** Exercise prompt **
Write out the entire listing below exactly as it appears, minus any pictures.

** Data section **
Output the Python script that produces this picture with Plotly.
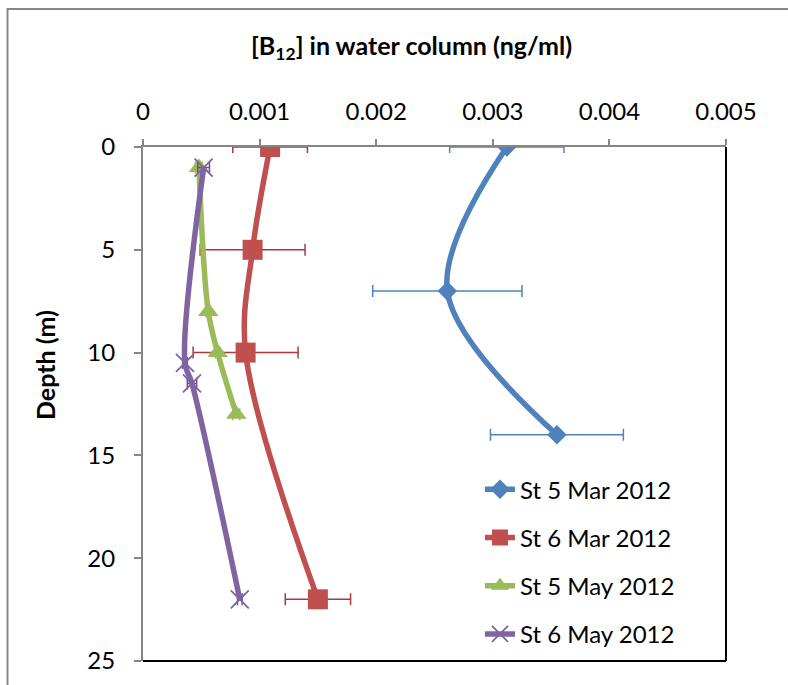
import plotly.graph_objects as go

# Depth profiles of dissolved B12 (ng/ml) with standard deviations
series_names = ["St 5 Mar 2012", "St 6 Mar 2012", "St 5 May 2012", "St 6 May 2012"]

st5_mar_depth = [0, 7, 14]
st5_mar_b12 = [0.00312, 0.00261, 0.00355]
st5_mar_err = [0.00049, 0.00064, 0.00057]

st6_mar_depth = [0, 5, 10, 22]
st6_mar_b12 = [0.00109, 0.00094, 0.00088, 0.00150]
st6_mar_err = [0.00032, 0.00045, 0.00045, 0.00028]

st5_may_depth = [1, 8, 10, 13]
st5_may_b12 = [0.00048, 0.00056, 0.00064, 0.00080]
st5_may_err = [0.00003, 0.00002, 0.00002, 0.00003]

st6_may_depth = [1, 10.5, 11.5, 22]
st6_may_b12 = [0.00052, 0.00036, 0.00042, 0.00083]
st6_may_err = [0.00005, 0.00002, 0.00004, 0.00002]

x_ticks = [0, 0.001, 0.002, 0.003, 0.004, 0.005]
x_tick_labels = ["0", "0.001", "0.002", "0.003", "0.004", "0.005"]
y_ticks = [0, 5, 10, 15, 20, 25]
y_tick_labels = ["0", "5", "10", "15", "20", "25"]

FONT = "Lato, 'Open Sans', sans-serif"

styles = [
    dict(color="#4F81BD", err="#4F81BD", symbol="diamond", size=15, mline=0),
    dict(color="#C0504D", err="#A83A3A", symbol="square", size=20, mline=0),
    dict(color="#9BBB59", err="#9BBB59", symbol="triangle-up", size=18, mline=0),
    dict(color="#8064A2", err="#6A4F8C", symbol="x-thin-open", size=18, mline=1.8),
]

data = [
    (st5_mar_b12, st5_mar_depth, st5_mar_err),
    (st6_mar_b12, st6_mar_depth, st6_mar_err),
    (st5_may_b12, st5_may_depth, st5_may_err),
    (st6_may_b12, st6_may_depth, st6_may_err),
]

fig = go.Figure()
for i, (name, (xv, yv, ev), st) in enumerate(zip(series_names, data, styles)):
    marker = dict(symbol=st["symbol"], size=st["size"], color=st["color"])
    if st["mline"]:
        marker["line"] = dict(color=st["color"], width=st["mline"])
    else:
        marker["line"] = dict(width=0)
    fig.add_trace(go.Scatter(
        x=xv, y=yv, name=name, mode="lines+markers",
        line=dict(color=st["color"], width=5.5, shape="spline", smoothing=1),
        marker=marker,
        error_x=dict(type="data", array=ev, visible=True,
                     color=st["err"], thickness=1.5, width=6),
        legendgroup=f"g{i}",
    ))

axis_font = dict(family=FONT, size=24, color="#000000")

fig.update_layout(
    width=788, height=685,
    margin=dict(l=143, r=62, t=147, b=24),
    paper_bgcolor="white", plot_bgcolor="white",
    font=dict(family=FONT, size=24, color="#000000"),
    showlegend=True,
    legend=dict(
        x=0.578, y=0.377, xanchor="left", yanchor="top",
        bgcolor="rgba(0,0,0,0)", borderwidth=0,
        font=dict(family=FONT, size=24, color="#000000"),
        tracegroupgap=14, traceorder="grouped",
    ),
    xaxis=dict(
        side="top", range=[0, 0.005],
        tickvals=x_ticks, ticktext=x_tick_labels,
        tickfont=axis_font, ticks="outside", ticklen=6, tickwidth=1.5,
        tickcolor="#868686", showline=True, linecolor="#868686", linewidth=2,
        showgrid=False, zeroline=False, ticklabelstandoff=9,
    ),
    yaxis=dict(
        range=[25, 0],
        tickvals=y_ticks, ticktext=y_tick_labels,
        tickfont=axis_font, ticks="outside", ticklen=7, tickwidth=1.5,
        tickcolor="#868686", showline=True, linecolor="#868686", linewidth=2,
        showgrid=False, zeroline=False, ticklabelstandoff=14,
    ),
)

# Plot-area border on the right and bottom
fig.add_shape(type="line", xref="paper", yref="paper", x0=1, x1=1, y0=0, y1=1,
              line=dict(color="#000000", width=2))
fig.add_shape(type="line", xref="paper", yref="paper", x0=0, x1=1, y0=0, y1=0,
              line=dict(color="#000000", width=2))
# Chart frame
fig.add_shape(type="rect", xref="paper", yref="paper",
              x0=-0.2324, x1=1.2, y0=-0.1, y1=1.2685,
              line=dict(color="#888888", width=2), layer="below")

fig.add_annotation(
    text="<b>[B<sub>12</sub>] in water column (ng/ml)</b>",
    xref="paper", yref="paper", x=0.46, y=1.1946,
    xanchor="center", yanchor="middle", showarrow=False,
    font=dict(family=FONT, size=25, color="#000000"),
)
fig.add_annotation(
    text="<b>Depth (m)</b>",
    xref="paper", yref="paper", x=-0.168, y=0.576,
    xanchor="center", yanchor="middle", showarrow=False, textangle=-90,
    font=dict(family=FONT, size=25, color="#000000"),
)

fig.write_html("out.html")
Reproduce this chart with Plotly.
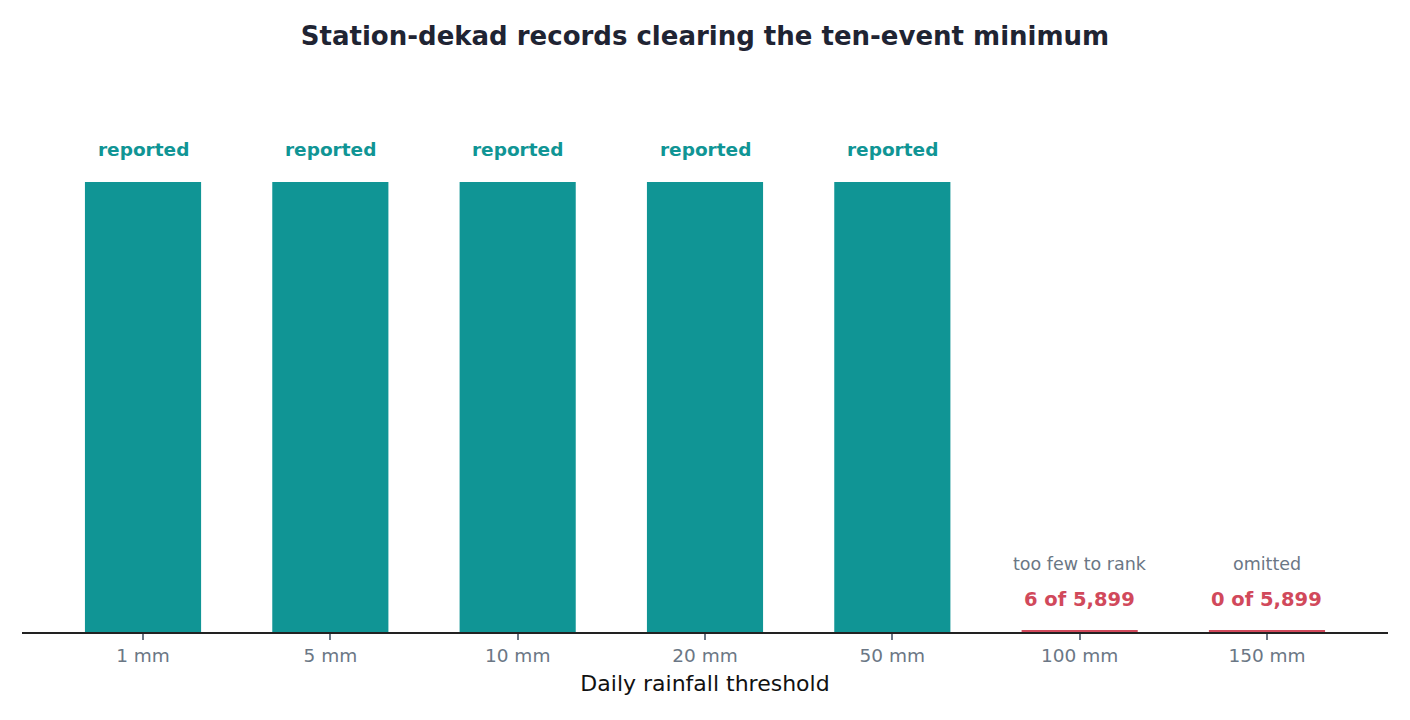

** Response below **
Output the Python script that produces this picture with Plotly.
import plotly.graph_objects as go

# Depth profiles of dissolved B12 (ng/ml) with standard deviations
series_names = ["St 5 Mar 2012", "St 6 Mar 2012", "St 5 May 2012", "St 6 May 2012"]

st5_mar_depth = [0, 7, 14]
st5_mar_b12 = [0.00312, 0.00261, 0.00355]
st5_mar_err = [0.00049, 0.00064, 0.00057]

st6_mar_depth = [0, 5, 10, 22]
st6_mar_b12 = [0.00109, 0.00094, 0.00088, 0.00150]
st6_mar_err = [0.00032, 0.00045, 0.00045, 0.00028]

st5_may_depth = [1, 8, 10, 13]
st5_may_b12 = [0.00048, 0.00056, 0.00064, 0.00080]
st5_may_err = [0.00003, 0.00002, 0.00002, 0.00003]

st6_may_depth = [1, 10.5, 11.5, 22]
st6_may_b12 = [0.00052, 0.00036, 0.00042, 0.00083]
st6_may_err = [0.00005, 0.00002, 0.00004, 0.00002]

x_ticks = [0, 0.001, 0.002, 0.003, 0.004, 0.005]
x_tick_labels = ["0", "0.001", "0.002", "0.003", "0.004", "0.005"]
y_ticks = [0, 5, 10, 15, 20, 25]
y_tick_labels = ["0", "5", "10", "15", "20", "25"]

FONT = "Lato, 'Open Sans', sans-serif"

styles = [
    dict(color="#4F81BD", err="#4F81BD", symbol="diamond", size=15, mline=0),
    dict(color="#C0504D", err="#A83A3A", symbol="square", size=20, mline=0),
    dict(color="#9BBB59", err="#9BBB59", symbol="triangle-up", size=18, mline=0),
    dict(color="#8064A2", err="#6A4F8C", symbol="x-thin-open", size=18, mline=1.8),
]

data = [
    (st5_mar_b12, st5_mar_depth, st5_mar_err),
    (st6_mar_b12, st6_mar_depth, st6_mar_err),
    (st5_may_b12, st5_may_depth, st5_may_err),
    (st6_may_b12, st6_may_depth, st6_may_err),
]

fig = go.Figure()
for i, (name, (xv, yv, ev), st) in enumerate(zip(series_names, data, styles)):
    marker = dict(symbol=st["symbol"], size=st["size"], color=st["color"])
    if st["mline"]:
        marker["line"] = dict(color=st["color"], width=st["mline"])
    else:
        marker["line"] = dict(width=0)
    fig.add_trace(go.Scatter(
        x=xv, y=yv, name=name, mode="lines+markers",
        line=dict(color=st["color"], width=5.5, shape="spline", smoothing=1),
        marker=marker,
        error_x=dict(type="data", array=ev, visible=True,
                     color=st["err"], thickness=1.5, width=6),
        legendgroup=f"g{i}",
    ))

axis_font = dict(family=FONT, size=24, color="#000000")

fig.update_layout(
    width=788, height=685,
    margin=dict(l=143, r=62, t=147, b=24),
    paper_bgcolor="white", plot_bgcolor="white",
    font=dict(family=FONT, size=24, color="#000000"),
    showlegend=True,
    legend=dict(
        x=0.578, y=0.377, xanchor="left", yanchor="top",
        bgcolor="rgba(0,0,0,0)", borderwidth=0,
        font=dict(family=FONT, size=24, color="#000000"),
        tracegroupgap=14, traceorder="grouped",
    ),
    xaxis=dict(
        side="top", range=[0, 0.005],
        tickvals=x_ticks, ticktext=x_tick_labels,
        tickfont=axis_font, ticks="outside", ticklen=6, tickwidth=1.5,
        tickcolor="#868686", showline=True, linecolor="#868686", linewidth=2,
        showgrid=False, zeroline=False, ticklabelstandoff=9,
    ),
    yaxis=dict(
        range=[25, 0],
        tickvals=y_ticks, ticktext=y_tick_labels,
        tickfont=axis_font, ticks="outside", ticklen=7, tickwidth=1.5,
        tickcolor="#868686", showline=True, linecolor="#868686", linewidth=2,
        showgrid=False, zeroline=False, ticklabelstandoff=14,
    ),
)

# Plot-area border on the right and bottom
fig.add_shape(type="line", xref="paper", yref="paper", x0=1, x1=1, y0=0, y1=1,
              line=dict(color="#000000", width=2))
fig.add_shape(type="line", xref="paper", yref="paper", x0=0, x1=1, y0=0, y1=0,
              line=dict(color="#000000", width=2))
# Chart frame
fig.add_shape(type="rect", xref="paper", yref="paper",
              x0=-0.2324, x1=1.2, y0=-0.1, y1=1.2685,
              line=dict(color="#888888", width=2), layer="below")

fig.add_annotation(
    text="<b>[B<sub>12</sub>] in water column (ng/ml)</b>",
    xref="paper", yref="paper", x=0.46, y=1.1946,
    xanchor="center", yanchor="middle", showarrow=False,
    font=dict(family=FONT, size=25, color="#000000"),
)
fig.add_annotation(
    text="<b>Depth (m)</b>",
    xref="paper", yref="paper", x=-0.168, y=0.576,
    xanchor="center", yanchor="middle", showarrow=False, textangle=-90,
    font=dict(family=FONT, size=25, color="#000000"),
)

fig.write_html("out.html")
Reproduce this chart with Plotly.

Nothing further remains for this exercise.